If we look at a few possible transfer options, remembering that the physical drives can be easily set up in parallel if your machines have the ports:

I) Local gigabit

I5) 5ms latency uncompressed

I7) 110MB/s throughput uncompressed

II) 15Mbps internet link

II5) 50ms latency uncompressed

II7) 1.5MB/s throughput uncompressed

III) 4TB USB2.0 drive, local

III5) 9ms latency uncompressed

III7) 30MB/s throughput uncompressed

IV) 4TB USB3.0 or eSATA or SATA or SAS drive, local

IV5) 9ms-22hr latency uncompressed

IV7) 110MB/s throughput uncompressed

V) 4TB USB3.0 or eSATA or SATA or SAS drive, shipped, 12 hour transit time

V5) 12-34 hour latency uncompressed (0-11 hours to fill, 12 hours to ship, 0-11 hours to read)

V7) 0-32MB/s throughput uncompressed (0-11 hours to fill, 12 hours to ship, 0-11 hours to read)

VI) 10.3TB Fusion ioDrive Octal, local

VI5) negligible latency uncompressed

VI7) 3.9GB/s write, 6.7GB/s read

VII) 10.3TB Fusion ioDrive Octal, shipped, 12 hour transit time

VII5) 0-12 hr latency uncompressed

VII7) 0-215MB/s throughput uncompressed (.75 hrs to fill, 12 hours to ship, .5 hours to read)

For transfer over networks, we can use copy, robocopy, Windows GUI, etc.

For compression, I'm going to join in with the 7-zip crowd, and specify a few things:

DO use 7z format, and LZMA2 mode.

You do NOT have to compress, copy, uncompress.
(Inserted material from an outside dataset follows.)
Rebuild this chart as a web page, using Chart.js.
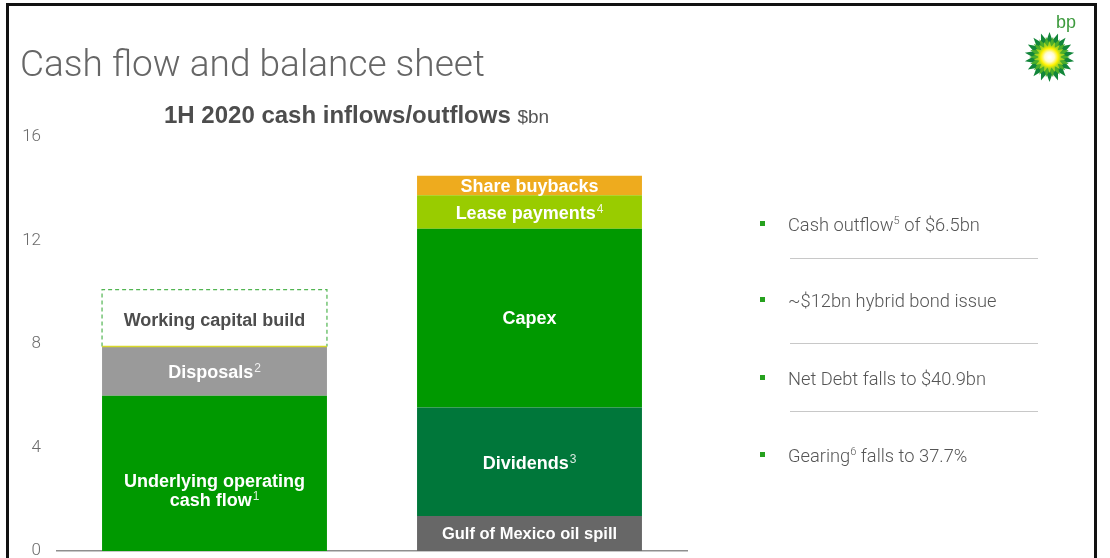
<!DOCTYPE html>
<html>
<head>
<meta charset="utf-8">
<script src="https://cdn.jsdelivr.net/npm/chart.js@4.4.1/dist/chart.umd.min.js"></script>
<style>
  html, body { margin:0; padding:0; width:1110px; height:558px; overflow:hidden; background:#fff; }
  #frame { position:absolute; left:6px; top:3px; width:1085px; height:600px; border:3px solid #111; box-sizing:content-box; }
  #chart { position:absolute; left:0; top:0; }
  .t { position:absolute; white-space:nowrap; }
  #title { left:20px; top:45px; font-family:'Roboto'; font-weight:300; font-size:37px; line-height:37px; color:#666; }
  #subtitle { left:164px; top:103px; font-family:'Liberation Sans'; font-weight:bold; font-size:24px; line-height:24px; color:#4d4d4d; }
  #subtitle span { font-weight:normal; font-size:19px; color:#555; }
  .bul { position:absolute; width:5px; height:5px; background:#26a11e; }
  .pt { position:absolute; left:788px; font-family:'Roboto'; font-weight:300; font-size:18.3px; line-height:18px; color:#555; white-space:nowrap; }
  .pt sup { font-size:11px; line-height:0; vertical-align:7px; }
  .sep { position:absolute; left:790px; width:248px; height:1px; background:#c8c8c8; }
  #bp { left:1056px; top:13px; font-family:'Liberation Sans'; font-size:18px; line-height:18px; color:#3c9a3c; }
</style>
</head>
<body>
<div id="frame"></div>
<canvas id="chart" width="1110" height="580" style="width:1110px;height:580px"></canvas>
<div class="t" id="title">Cash flow and balance sheet</div>
<div class="t" id="subtitle">1H 2020 cash inflows/outflows <span>$bn</span></div>
<div class="t" id="bp">bp</div>

<div class="bul" style="left:760px;top:221px"></div>
<div class="pt" style="top:216px">Cash outflow<sup>5</sup> of $6.5bn</div>
<div class="sep" style="top:258px"></div>
<div class="bul" style="left:760px;top:297px"></div>
<div class="pt" style="top:292px">~$12bn hybrid bond issue</div>
<div class="sep" style="top:343px"></div>
<div class="bul" style="left:760px;top:375px"></div>
<div class="pt" style="top:370px">Net Debt falls to $40.9bn</div>
<div class="sep" style="top:411px"></div>
<div class="bul" style="left:760px;top:452px"></div>
<div class="pt" style="top:447px">Gearing<sup>6</sup> falls to 37.7%</div>

<script>
// ---- data ----
const categories = ['Inflows', 'Outflows'];
const inflowLabels = ['Underlying operating\ncash flow', 'Disposals', 'Working capital build'];
const inflowNotes = ['1', '2', ''];
const inflowValues = [6.0, 1.9, 2.2];
const outflowLabels = ['Gulf of Mexico oil spill', 'Dividends', 'Capex', 'Lease payments', 'Share buybacks'];
const outflowNotes = ['', '3', '', '4', ''];
const outflowValues = [1.35, 4.2, 6.9, 1.3, 0.75];
const yTicks = [0, 4, 8, 12, 16];

// ---- styles ----
const inflowColors = ['#009900', '#9a9a9a', '#ffffff'];
const outflowColors = ['#676767', '#00773a', '#009900', '#99cc00', '#eeab1e'];
const inflowTextColors = ['#ffffff', '#ffffff', '#4d4d4d'];
const outflowTextColors = ['#ffffff', '#ffffff', '#ffffff', '#ffffff', '#ffffff'];
const inflowFontSize = [18, 18, 18];
const outflowFontSize = [16.5, 18, 18, 18, 18];
const inflowLabelShift = [17, 0, 1.5];
const outflowLabelShift = [0, 1, -1, 0, 0];
const dashedIndex = 2; // working capital build segment is outlined

const layers = Math.max(inflowValues.length, outflowValues.length);
const datasets = [];
for (let i = 0; i < layers; i++) {
  datasets.push({
    data: [i < inflowValues.length ? inflowValues[i] : null, i < outflowValues.length ? outflowValues[i] : null],
    backgroundColor: [inflowColors[i] || '#fff', outflowColors[i] || '#fff'],
    borderWidth: 0,
    categoryPercentage: 1,
    barPercentage: 0.714
  });
}

const segmentLabels = {
  id: 'segmentLabels',
  afterDatasetsDraw(chart) {
    const ctx = chart.ctx;
    ctx.save();
    chart.data.datasets.forEach((ds, d) => {
      const meta = chart.getDatasetMeta(d);
      meta.data.forEach((el, c) => {
        const v = ds.data[c];
        if (v === null || v === undefined) return;
        const p = el.getProps(['x', 'y', 'base', 'width'], true);
        const lab = c === 0 ? inflowLabels[d] : outflowLabels[d];
        const note = c === 0 ? inflowNotes[d] : outflowNotes[d];
        const col = c === 0 ? inflowTextColors[d] : outflowTextColors[d];
        const shift = c === 0 ? inflowLabelShift[d] : outflowLabelShift[d];
        const fs = c === 0 ? inflowFontSize[d] : outflowFontSize[d];
        if (c === 0 && d === dashedIndex) {
          ctx.save();
          ctx.setLineDash([4, 3]);
          ctx.strokeStyle = '#52b552';
          ctx.lineWidth = 1.2;
          const l = p.x - p.width / 2, r = p.x + p.width / 2;
          ctx.beginPath();
          ctx.moveTo(l, p.base); ctx.lineTo(l, p.y); ctx.lineTo(r, p.y); ctx.lineTo(r, p.base);
          ctx.stroke();
          ctx.setLineDash([]);
          ctx.strokeStyle = '#d8d82a';
          ctx.lineWidth = 1.5;
          ctx.beginPath(); ctx.moveTo(l, p.base); ctx.lineTo(r, p.base); ctx.stroke();
          ctx.restore();
        }
        const lines = lab.split('\n');
        const lh = 19;
        const cy = (p.y + p.base) / 2 + shift;
        const mainFont = 'bold ' + fs + 'px "Liberation Sans"';
        const supFont = '12px "Liberation Sans"';
        lines.forEach((ln, k) => {
          const isLast = k === lines.length - 1;
          const by = cy + (k - (lines.length - 1) / 2) * lh + fs * 0.36;
          ctx.font = mainFont;
          const w1 = ctx.measureText(ln).width;
          let w2 = 0;
          if (isLast && note) { ctx.font = supFont; w2 = ctx.measureText(note).width + 1; }
          const sx = p.x - (w1 + w2) / 2;
          ctx.textAlign = 'left';
          ctx.textBaseline = 'alphabetic';
          ctx.font = mainFont;
          ctx.fillStyle = col;
          ctx.fillText(ln, sx, by);
          if (isLast && note) {
            ctx.font = supFont;
            ctx.fillStyle = 'rgba(255,255,255,0.85)';
            ctx.fillText(note, sx + w1 + 1, by - 6);
          }
        });
      });
    });
    ctx.restore();
  }
};

const helios = {
  id: 'helios',
  afterDraw(chart) {
    const ctx = chart.ctx;
    const cx = 1049.5, cy = 57;
    function star(n, ro, ri, rot, color) {
      ctx.beginPath();
      for (let k = 0; k < n * 2; k++) {
        const r = k % 2 === 0 ? ro : ri;
        const a = rot + k * Math.PI / n;
        const px = cx + r * Math.cos(a), py = cy + r * Math.sin(a);
        if (k === 0) ctx.moveTo(px, py); else ctx.lineTo(px, py);
      }
      ctx.closePath();
      ctx.fillStyle = color;
      ctx.fill();
    }
    ctx.save();
    star(18, 25, 17, -Math.PI / 2, '#12863a');
    star(18, 20.5, 13.5, -Math.PI / 2 + Math.PI / 18, '#4cae2a');
    star(18, 16, 10.5, -Math.PI / 2, '#a8d41e');
    const g = ctx.createRadialGradient(cx, cy, 1, cx, cy, 12);
    g.addColorStop(0, '#ffffff');
    g.addColorStop(0.35, '#fffbd0');
    g.addColorStop(0.7, '#fff200');
    g.addColorStop(1, 'rgba(230,230,0,0)');
    ctx.fillStyle = g;
    ctx.beginPath(); ctx.arc(cx, cy, 12, 0, Math.PI * 2); ctx.fill();
    ctx.restore();
  }
};

new Chart(document.getElementById('chart'), {
  type: 'bar',
  data: { labels: categories, datasets: datasets },
  plugins: [segmentLabels, helios],
  options: {
    responsive: false,
    animation: false,
    layout: { padding: { top: 137, bottom: 29, left: 0, right: 423 } },
    plugins: { legend: { display: false }, tooltip: { enabled: false } },
    scales: {
      x: {
        stacked: true,
        grid: { display: false },
        ticks: { display: false },
        border: { display: true, color: '#8f8f8f', width: 1.5 },
        afterFit(s) { s.height = 0; }
      },
      y: {
        stacked: true,
        min: 0, max: 16,
        grid: { display: false, drawTicks: false },
        border: { display: false },
        ticks: { padding: 16, color: '#6b6b6b', font: { family: 'Roboto', size: 17, weight: 300 } },
        afterBuildTicks(s) { s.ticks = yTicks.map(v => ({ value: v })); },
        afterFit(s) { s.width = 57; }
      }
    }
  }
});
</script>
</body>
</html>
Instead, you can compress locally, and then uncompress from the remote machine, so only the compressed data goes over the network! Alternately, you can compress _to_ the remote machine.

Note that I ran a quick, fake data test - a 768MB files of all 0x00 values (trivially compressible)

Straight Windows copy to a machine several hundred miles away, 250KB/s.

7-Zip compression via GUI, .7z, LZMA2, 64KB dictionary size, Solid, 273 byte word size, Fastest, directly to the machine (\\remote\share\test.7z), 20MB/s BEFORE decompression.

7-Zip compression via GUI, .7z, LZMA2, 64KB dictionary size, Solid, 273 byte word size, Fastest, directly to local and then the .7z file copied via Windows GUI, 96MB/s BEFORE decompression.